BIRMINGHAM, England — Aston University will help one of the world’s largest cassava processors develop a sustainable and faster way to dry its crops.

The university has entered a knowledge transfer partnership with the Tropical Starch Company, Ghana’s leading cassava processing business.

According to the UN Food and Agriculture Organization, the country is the second-biggest consumer of cassava and contributes to almost a quarter of the country’s agricultural gross domestic product.

Despite its popularity, cassava is difficult to process, since it needs to be thoroughly cleaned, mashed, sieved, dried and packaged. 

Currently, the Tropical Starch Company uses industrial uses bin dryers, which need electricity or fossil fuels to generate heat and can only dry one crop per production line. They are expensive to run, and because it is hard to regulate their temperatures, sometimes products are overcooked or discolored.

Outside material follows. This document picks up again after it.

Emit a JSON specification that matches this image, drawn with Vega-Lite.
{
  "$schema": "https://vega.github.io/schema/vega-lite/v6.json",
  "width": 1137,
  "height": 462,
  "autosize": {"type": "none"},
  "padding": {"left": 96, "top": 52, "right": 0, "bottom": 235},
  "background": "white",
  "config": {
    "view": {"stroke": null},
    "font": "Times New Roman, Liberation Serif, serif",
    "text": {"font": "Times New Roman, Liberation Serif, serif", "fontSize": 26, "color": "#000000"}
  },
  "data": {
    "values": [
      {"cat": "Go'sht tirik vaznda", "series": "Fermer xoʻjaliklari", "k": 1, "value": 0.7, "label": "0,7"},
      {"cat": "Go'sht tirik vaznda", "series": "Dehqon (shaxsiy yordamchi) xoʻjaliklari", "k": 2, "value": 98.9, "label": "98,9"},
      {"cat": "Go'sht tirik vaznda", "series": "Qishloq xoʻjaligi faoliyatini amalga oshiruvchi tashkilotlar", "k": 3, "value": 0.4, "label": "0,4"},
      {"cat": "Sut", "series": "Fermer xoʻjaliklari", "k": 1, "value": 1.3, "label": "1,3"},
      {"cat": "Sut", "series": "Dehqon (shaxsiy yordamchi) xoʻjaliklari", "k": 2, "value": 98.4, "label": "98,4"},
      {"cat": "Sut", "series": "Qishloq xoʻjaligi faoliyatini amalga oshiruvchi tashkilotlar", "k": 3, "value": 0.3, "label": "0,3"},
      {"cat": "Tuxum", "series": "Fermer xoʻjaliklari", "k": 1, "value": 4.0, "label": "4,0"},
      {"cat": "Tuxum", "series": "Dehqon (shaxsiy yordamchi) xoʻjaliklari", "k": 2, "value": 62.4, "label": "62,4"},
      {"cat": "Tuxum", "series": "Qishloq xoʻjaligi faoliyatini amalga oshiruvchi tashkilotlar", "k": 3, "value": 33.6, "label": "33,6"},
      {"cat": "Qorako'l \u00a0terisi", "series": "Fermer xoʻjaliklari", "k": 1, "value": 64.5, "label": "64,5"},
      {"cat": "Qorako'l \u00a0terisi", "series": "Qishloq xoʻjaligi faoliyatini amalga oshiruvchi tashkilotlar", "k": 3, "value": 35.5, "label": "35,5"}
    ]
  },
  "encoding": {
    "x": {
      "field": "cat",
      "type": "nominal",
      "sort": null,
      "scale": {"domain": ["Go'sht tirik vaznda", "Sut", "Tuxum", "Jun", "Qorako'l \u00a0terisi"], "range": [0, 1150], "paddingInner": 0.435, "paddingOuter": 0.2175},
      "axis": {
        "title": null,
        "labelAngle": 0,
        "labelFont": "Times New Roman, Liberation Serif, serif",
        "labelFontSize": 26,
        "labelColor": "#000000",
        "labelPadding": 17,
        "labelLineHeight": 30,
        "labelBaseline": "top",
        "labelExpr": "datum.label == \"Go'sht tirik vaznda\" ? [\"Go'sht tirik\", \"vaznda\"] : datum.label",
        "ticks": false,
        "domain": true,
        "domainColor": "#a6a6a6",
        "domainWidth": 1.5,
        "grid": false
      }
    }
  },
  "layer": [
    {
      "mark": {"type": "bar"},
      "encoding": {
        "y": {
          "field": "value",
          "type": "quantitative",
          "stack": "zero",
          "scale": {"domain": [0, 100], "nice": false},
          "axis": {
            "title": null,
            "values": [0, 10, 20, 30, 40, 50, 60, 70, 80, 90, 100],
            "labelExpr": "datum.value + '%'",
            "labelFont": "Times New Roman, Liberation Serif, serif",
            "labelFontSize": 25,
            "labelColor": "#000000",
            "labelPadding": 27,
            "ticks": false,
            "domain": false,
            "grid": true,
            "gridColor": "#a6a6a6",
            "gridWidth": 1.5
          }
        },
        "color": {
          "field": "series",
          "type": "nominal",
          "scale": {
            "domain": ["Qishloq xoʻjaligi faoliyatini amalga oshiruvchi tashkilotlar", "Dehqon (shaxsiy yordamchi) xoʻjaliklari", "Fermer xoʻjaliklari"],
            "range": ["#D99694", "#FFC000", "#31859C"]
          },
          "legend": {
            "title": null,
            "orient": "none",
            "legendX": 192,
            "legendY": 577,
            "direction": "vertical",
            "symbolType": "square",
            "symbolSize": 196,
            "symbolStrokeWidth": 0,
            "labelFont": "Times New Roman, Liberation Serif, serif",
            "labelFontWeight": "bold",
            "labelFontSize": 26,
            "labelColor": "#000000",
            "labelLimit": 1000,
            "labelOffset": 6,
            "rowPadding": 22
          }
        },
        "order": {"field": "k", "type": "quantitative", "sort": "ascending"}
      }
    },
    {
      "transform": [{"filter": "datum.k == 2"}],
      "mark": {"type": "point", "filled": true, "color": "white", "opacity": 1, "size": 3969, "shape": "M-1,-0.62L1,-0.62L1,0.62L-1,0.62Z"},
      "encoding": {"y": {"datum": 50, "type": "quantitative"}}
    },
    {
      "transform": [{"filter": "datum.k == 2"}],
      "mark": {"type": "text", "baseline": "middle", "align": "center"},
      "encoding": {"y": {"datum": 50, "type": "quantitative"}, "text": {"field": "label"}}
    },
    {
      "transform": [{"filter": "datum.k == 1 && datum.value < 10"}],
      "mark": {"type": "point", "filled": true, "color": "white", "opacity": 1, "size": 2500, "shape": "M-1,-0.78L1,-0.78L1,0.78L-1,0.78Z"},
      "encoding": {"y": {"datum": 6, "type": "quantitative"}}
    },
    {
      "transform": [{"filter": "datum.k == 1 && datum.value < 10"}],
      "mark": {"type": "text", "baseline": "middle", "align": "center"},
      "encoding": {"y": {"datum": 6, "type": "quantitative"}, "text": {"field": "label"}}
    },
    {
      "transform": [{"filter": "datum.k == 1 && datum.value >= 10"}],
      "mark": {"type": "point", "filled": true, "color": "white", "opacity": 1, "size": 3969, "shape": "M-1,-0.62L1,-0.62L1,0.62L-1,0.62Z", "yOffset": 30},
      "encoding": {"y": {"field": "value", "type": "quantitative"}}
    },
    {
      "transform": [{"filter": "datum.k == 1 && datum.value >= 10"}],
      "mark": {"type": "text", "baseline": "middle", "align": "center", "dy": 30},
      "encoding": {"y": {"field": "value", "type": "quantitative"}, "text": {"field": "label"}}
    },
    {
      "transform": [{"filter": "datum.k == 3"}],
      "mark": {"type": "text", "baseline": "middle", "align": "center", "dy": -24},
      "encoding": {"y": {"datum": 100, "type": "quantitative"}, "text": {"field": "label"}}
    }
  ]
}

A KTP is a three-way collaboration between a business, an academic partner and a highly qualified researcher, known as a KTP associate. The U.K.-wide program helps businesses improve their competitiveness and productivity through the better use of knowledge, technology and skills. Aston University is a sector leading KTP provider; 80% of its completed projects being graded as very good or outstanding by Innovate UK, the national body.

The aim of the KTP is to develop an integrated drying device which can operate off-grid, using several different technologies. Aston University will develop an off-grid, solar-powered drying device that is faster, temperature-controllable, uses less energy and can process bigger volumes of raw cassava.

Augustine Fiifi Amoah, who is a supervisor at the company said, “We already have the customers demanding it and so we are praying that we will be able to meet demand. If we could produce 20 tons a day we would be so happy. We have the market, we just need the product."

Although some of these technologies are already developed individually, the way they will be integrated will be new. In particular, data needs to be collected to design and optimize the system, which will be completed with computer simulation modeling. This will require expertise in several fields, including modular design, desiccant drying techniques — where desiccant materials are used in a piece of industrial equipment to eliminate water — energy systems, post-harvest technology and food engineering.

The project is supervised by Dr. Ahmed Rezk, senior lecturer in mechanical engineering from Aston University’s College of Engineering and Physical Sciences and an expert in thermal systems, whose mainstream research is in sustainable and zero-carbon heating and cooling technologies, in collaboration with Dr Tabbi Wilberforce Awotwe, a lecturer in engineering who specializes in design optimization of mechanical systems and energy storage modeling. 

“The main goal of our research is to find more efficient and green ways of heating and cooling. They are two sides of the same problem, both requiring energy," Rezk said. "If we devise a good heating method through this project it could have implications for cooling methods in other countries as well.”

Dr. Wilberforce Awotwe, who is based at Kings College London and has previously conducted research at Aston University, added “I’m a Ghanaian myself and my vision for this project goes beyond delivering work packages. If we can get this done we will support many companies in this field, not just one, and address the issue of young people leaving the countryside in search of employment. The long-term impact on the community is the most important thing.”

The project will also involve Professor Robert Sarpong Amoah and Dr. Fatimah Abubakar Von from the University of Cape Coast, Ghana. In addition, a KTP associate will be recruited to work at the company’s main site in Abura-Dunkwa, Ghana. 

Once the system has been agreed, the Tropical Starch Company will collaborate with a local fabrication partner, First Product Enterprise Limited, to construct and test the system. Local farmers will later be trained to use the new food drying practices and it is expected that the final dryer will use either sustainable or scrap local materials.

The two-year project will run until January 2026.